RE: resume fondling -- am I being too picky?

Subject: RE: resume fondling -- am I being too picky?
From: "Wright, Lynne" <lwright -at- positron911 -dot- com>
To: "TECHWR-L" <techwr-l -at- lists -dot- techwr-l -dot- com>
Date: Fri, 29 Apr 2005 13:41:44 -0400


By definition, tech writers should be able to write clearly and concisely; be thorough, consistent, and pay attention to details in terms of content and document formatting; and know how to do basic stuff like make pdfs...

So why would you consider the things you described as "harmless". I won't even bother interviewing somebody who's resume is sloppy and contains assaults upon the basic principles of tech writing, such as run-on sentences. ie. most of those "picky" things are actually proof that they don't meet the basic job requirements.

I mean, if a tech writer who's competing for a job can't be bothered to polish their introduction to you to the highest level possible, what does that say about what their work will be like?

-----Original Message-----
From: bounce-techwr-l-149168 -at- lists -dot- techwr-l -dot- com
Behalf Of T.W.
Sent: Friday, April 29, 2005 1:31 PM
Subject: resume fondling -- am I being too picky?

Am seeing quite a few resumes these days--telephony technical writing,
mostly books, a little online help, using FM and WWP mostly, some
Word. We receive mostly Word docs, to which I do not object (I prefer
reviewing these to reviewing PDFs). Here are some common things I trip
over, some are mostly harmless, but I trip on them anyway. Am I being
too picky?

1) Run-on sentences, especially in the objective/summary section.

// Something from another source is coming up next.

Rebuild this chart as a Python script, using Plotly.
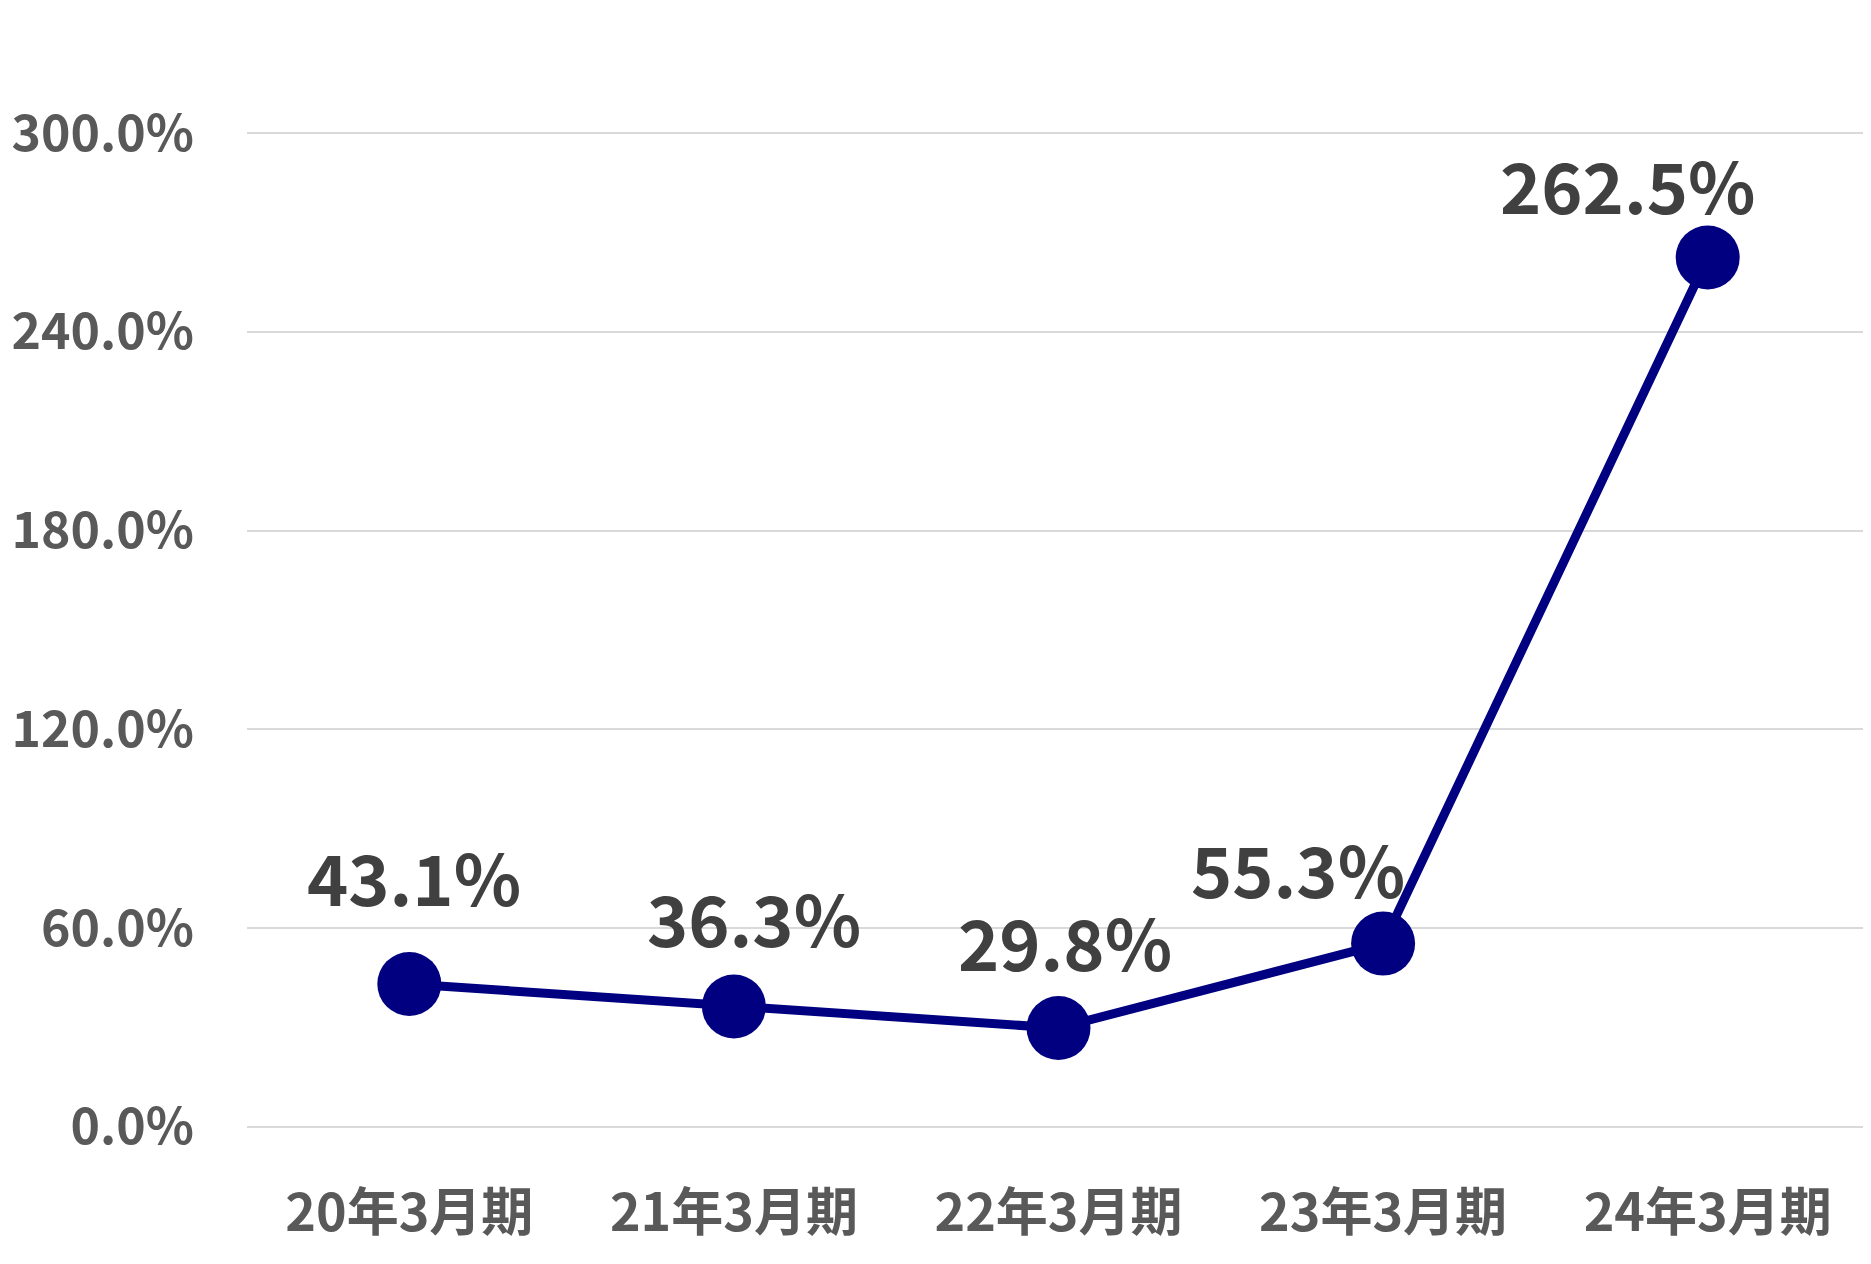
import plotly.graph_objects as go

# データ
kikan = ["20年3月期", "21年3月期", "22年3月期", "23年3月期", "24年3月期"]
ritsu = [43.1, 36.3, 29.8, 55.3, 262.5]
label_text = ["43.1%", "36.3%", "29.8%", "55.3%", "262.5%"]
y_ticks = [0, 60, 120, 180, 240, 300]
y_ticktext = ["0.0%", "60.0%", "120.0%", "180.0%", "240.0%", "300.0%"]

# ラベル位置の微調整 (px)
label_dx = [5, 20, 6, -85, -80]
label_dy = [108, 90, 88, 76, 74]

line_color = "#000080"
font_name = "Noto Sans CJK JP"

fig = go.Figure()

fig.add_trace(go.Scatter(
    x=kikan,
    y=ritsu,
    mode="lines+markers",
    line=dict(color=line_color, width=9),
    marker=dict(color=line_color, size=64),
    hoverinfo="skip",
    showlegend=False,
))

for k, v, t, dx, dy in zip(kikan, ritsu, label_text, label_dx, label_dy):
    fig.add_annotation(
        x=k, y=v, text=t,
        showarrow=False,
        xshift=dx, yshift=dy,
        font=dict(family=font_name, size=70, color="#404040", weight="bold"),
    )

fig.update_xaxes(
    range=[-0.5, 4.5],
    showgrid=False,
    showline=False,
    zeroline=False,
    tickfont=dict(family=font_name, size=52, color="#595959", weight="bold"),
    ticklabelstandoff=48,
)

fig.update_yaxes(
    range=[-1, 301],
    tickvals=y_ticks,
    ticktext=y_ticktext,
    showgrid=True,
    gridcolor="#d9d9d9",
    gridwidth=2,
    zeroline=True,
    zerolinecolor="#d9d9d9",
    zerolinewidth=2,
    showline=False,
    tickfont=dict(family=font_name, size=50, color="#595959", weight="bold"),
    ticklabelstandoff=52,
)

# ページ余白(8px)ぶん小さめに
fig.update_layout(
    width=1863,
    height=1256,
    margin=dict(l=239, r=1, t=122, b=134),
    plot_bgcolor="white",
    paper_bgcolor="white",
    font=dict(family=font_name),
)

fig.write_html("out.html")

2) Incorrect capitalization of the tools the candidate has said
they've used. For example, "Framemaker."

3) Everything tagged Normal. Or, a hodge-podge of style use. (Which is
why I prefer to receive Word files; I look at the structure of the
content in the resume and style use and evaluate the author based on
the sample.)

4) Failure to indicate which tools were used at which jobs.

5) Failure to indicate size of documentation projects at various jobs;
was it a long doc or short one? (I can infer some of this from the
tools used, PPT for example would cause me to believe the doc was
short, but I cannot infer that a user guide is either short or long.)

6) Oddly inconsistent case. For example, "I wrote User Guides and
online help"; I find it odd that User Guides and help differ in case.

7) Ambiguous employment descriptions anf an odd mix of sentences and
non-sentences in employment descriptions.

8) Poor font choice, manual kerning changes, that combined with
run-ons (1.) makes the resume hard to read.

9) Failure to embed fonts in PDFs.

10) Document properties that list an author other than the candidate.

I'll stop there. Thoughts?


Remember, this is online. Take everything with a mine of salt and a grin.